Once we create the scatter plot with geom_point
, we see the big reveal with this dataset. That despite the similarities in central measures, for the most part similar distributions and high correlations, the 13 variables are wildly different from each other.
datasaurus_dozen %>%
group_by(dataset) %>%
ggplot(aes(x=x, y=y, color=dataset)) +
geom_point(alpha = 0.5) +
facet_wrap(~dataset) +
scale_color_manual(values = c('#a6cee3', '#1f78b4', '#b2df8a', '#33a02c', '#fb9a99', '#e31a1c', '#fdbf6f', '#ff7f00', '#cab2d6', '#6a3d9a', '#ffff99', '#b15928', 'grey')) +
theme_classic() +
theme(legend.position = "none") +
labs(
x = 'X-axis',
y = 'Y-axis',
title = 'Faceted Scatter Plot'
)
There are other less common alternatives to the scatter plot.
Geom Density 2D
While not as clear as the scatter plot, plotting the contours of a 2D density estimate does show how very different the variables are from each other, despite similar summary statistics.

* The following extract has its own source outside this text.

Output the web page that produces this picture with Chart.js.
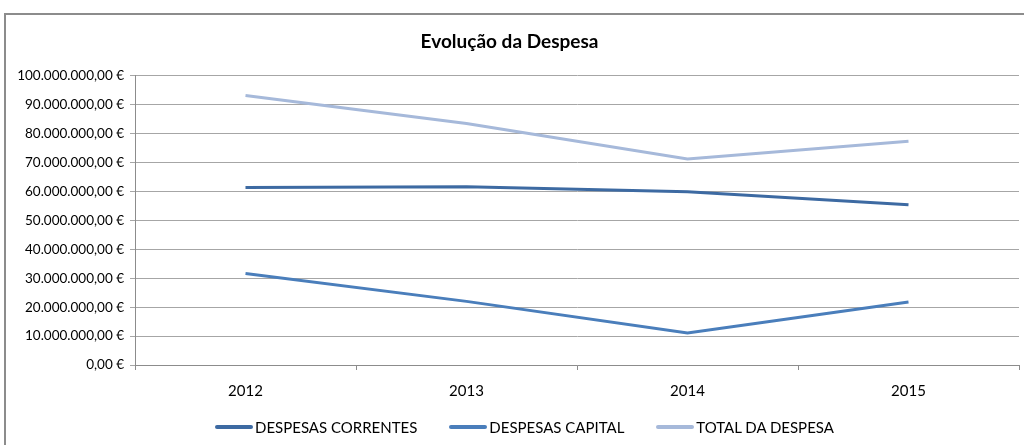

# contours of a 2D Density estimate
datasaurus_dozen %>%
ggplot(aes(x=x, y=y)) +
geom_density_2d() +
theme_classic() +
facet_wrap(~dataset) +
labs(
x = 'X-axis',
y = 'Y-axis',
title = 'Contours of a 2D density estimate'
)
This is a slight variation using stat_density_2d
:
# stat density 2d
datasaurus_dozen %>%
ggplot(aes(x=x, y=y)) +
stat_density_2d(aes(fill=y), geom = "polygon", colour = 'white') +
theme_classic() +
facet_wrap(~dataset) +
labs(
x = 'X-axis',
y = 'Y-axis',
title = 'Stat Density 2D estimate'
)
Using the density_2d
plots are quite effective in showing how different the variables are and serve as a nice alternative to the more familiar scatter plot.
Hopefully this vignette illustrates the importance of never trusting summary statistics (alone). Moreover, when visualizing, we should go beyond simply visualizing the data’s distribution or central tendency, but plotting the actually data points.